Fig. 59. Section of the ancient river terraces on the south bank of the River Somme at St. Acheul-Amiens, showing stations on the low, middle, and high terraces where flints were worked from the very beginning to the very end of the Old Stone Age. After Commont, 1908, 1909—modified and redrawn. The section shown runs northwest and southeast, in a gentle slope nearly 1½ miles in length, from the summit, 70 meters (about 230 feet) above sea-level, down to the river 47.3 meters (155 feet) below. Since Rigollot's excavations in 1851 sixteen flint-working stations have been discovered here, chiefly through building operations, most of them being on the middle and high terraces. This gives some idea of the vast extent of these ancient encampments, which cover the entire period of the Old Stone Age—perhaps 125,000 years.
Prehistory of St. Acheul
NEOLITHIC.
Campignian, recent earth and loam.
UPPER PALÆOLITHIC.
Solutrean.
Upper Aurignacian, loam.
Middle Aurignacian, 'newer loess' and gravel.
LOWER PALÆOLITHIC.
Late Mousterian, gravel and 'newer loess.'
Early Mousterian, base of 'newer loess' (l'ergeron).
Middle Acheulean, 'older loess' and drift.
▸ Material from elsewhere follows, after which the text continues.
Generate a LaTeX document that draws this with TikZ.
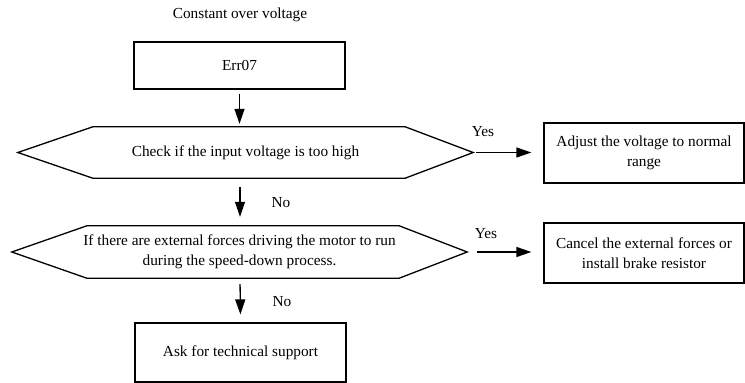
\documentclass[tikz,border=0pt]{standalone}
\usepackage{fontspec}
\setmainfont{Liberation Serif}
\usetikzlibrary{arrows.meta}
\begin{document}
\begin{tikzpicture}[x=1pt,y=-1pt,
  every node/.style={font=\fontsize{15.3}{20}\selectfont},
  box/.style={draw, line width=1.3pt, inner sep=0pt, align=center},
  hexcore/.style={inner sep=0pt, align=center, minimum width=455pt},
  lab/.style={inner sep=0pt},
  arr/.style={line width=1.3pt, -{Triangle[length=15pt,width=10pt]}},
  hexline/.style={line width=1.3pt, line join=miter}]
\useasboundingbox (0,0) rectangle (745,383);
\coordinate (ax) at (240,0);
\node[lab] (title) at (240,15) {Constant over voltage};
\node[box, minimum width=211pt, minimum height=47pt] (e07) at (239.5,65.5) {Err07};
\node[hexcore, minimum height=51pt] (d1) at (245.5,152.5) {Check if the input voltage is too high};
\draw[hexline] (d1.west) -- ([xshift=75pt]d1.north west) -- ([xshift=-68pt]d1.north east) -- (d1.east)
  -- ([xshift=-68pt]d1.south east) -- ([xshift=75pt]d1.south west) -- cycle;
\node[hexcore, minimum height=52pt] (d2) at (239.5,252) {If there are external forces driving the motor to run\\during the speed-down process.};
\draw[hexline] (d2.west) -- ([xshift=75pt]d2.north west) -- ([xshift=-68pt]d2.north east) -- (d2.east)
  -- ([xshift=-68pt]d2.south east) -- ([xshift=75pt]d2.south west) -- cycle;
\node[box, minimum width=200pt, minimum height=60pt] (adj) at (644,153) {Adjust the voltage to normal\\range};
\node[box, minimum width=200pt, minimum height=60pt] (cancel) at (644,253) {Cancel the external forces or\\install brake resistor};
\node[box, minimum width=211pt, minimum height=59pt] (ask) at (240.5,352.5) {Ask for technical support};
\draw[arr, shorten <=4pt, shorten >=3pt] (e07.south) -- (e07.south |- d1.north);
\draw[arr, shorten <=9pt, shorten >=9pt] (ax |- d1.south) -- (ax |- d2.north);
\draw[arr, shorten <=6pt, shorten >=8pt] (ax |- d2.south) -- (ask.north);
\draw[arr, shorten <=3pt, shorten >=12pt] (d1.east) -- (d1.east -| adj.west);
\draw[arr, shorten <=10pt, shorten >=12pt] (d2.east) -- (d2.east -| cancel.west);
\node[lab] (yes1) at (483,132) {Yes};
\node[lab] (yes2) at (486,234) {Yes};
\node[lab] (no1) at (281,203) {No};
\node[lab] (no2) at (282,302) {No};
\end{tikzpicture}
\end{document}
Early Acheulean, gravels below 'older loess' (E. antiquus).
Late Chellean, fluviatile sands and mollusk fauna.
Early Chellean, first coups de poing; old 'white sands' (E. antiquus).
Pre-Chellean, prototypes of coup de poing; old 'lower gravels' (E. antiquus).
The history of the climatic changes in the ancient valley of the Somme is most clearly written in these successive deposits, 15 feet in thickness, above the 'lower gravels' at St. Acheul. Along with the Pre-Chellean and Chellean flints in the 'old gravels' and 'white sands' we find records of the moist warm temperate climate which then prevailed in northern France and which undoubtedly was most favorable to the hippopotami, rhinoceroses, and elephants of those times. The river mollusks found with the late Chellean flints are another indication of the temperate forest climate which continued through early Acheulean times.
In the middle Acheulean are found the earliest deposits of 'older loess' which indicate a climate still temperate but arid, belonging to the middle of the Third Interglacial Stage. In Mousterian times we find heavy deposits of gravels corresponding to the moist cold climate of the Fourth Glacial Stage, followed in middle Aurignacian times by fresh layers of 'newer loess,' indicating the return of a dry climate. Finally, the layers of loam which were washed down over the sides of the valley, and in which the remains of Solutrean and Aurignacian camps are found, indicate the renewal of moist and probably forested conditions.
Thus, two dry loess periods are indicated in this valley, the first or 'older loess' belonging to Third Interglacial times, and the second or 'newer loess' to Postglacial times; and we clearly perceive that in the culture layers here there is no evidence whatever of more than one glacial stage preceded by a dry climatic period and deposits of loess. If the Pre-Chellean flint workers had arrived in this river-valley as early as Second Interglacial times, we should find proofs of three periods of arid climate and loess deposition and of two glaciations.
Beginning with middle Acheulean times the flints are found in deposits of gravels, loams, brick-earths, and 'older loess,' which all belong to a succeeding geologic stage and are of more recent date than the lower gravels and sands on the terraces which they overlap and conceal. Deposits of this kind have also been drifted down from the highest levels toward the bottom of the valley, and Commont distinguishes three different depositions or layers of 'loess loam,' the lowest or oldest of which contain Acheulean flints, while the middle loams contain Mousterian implements.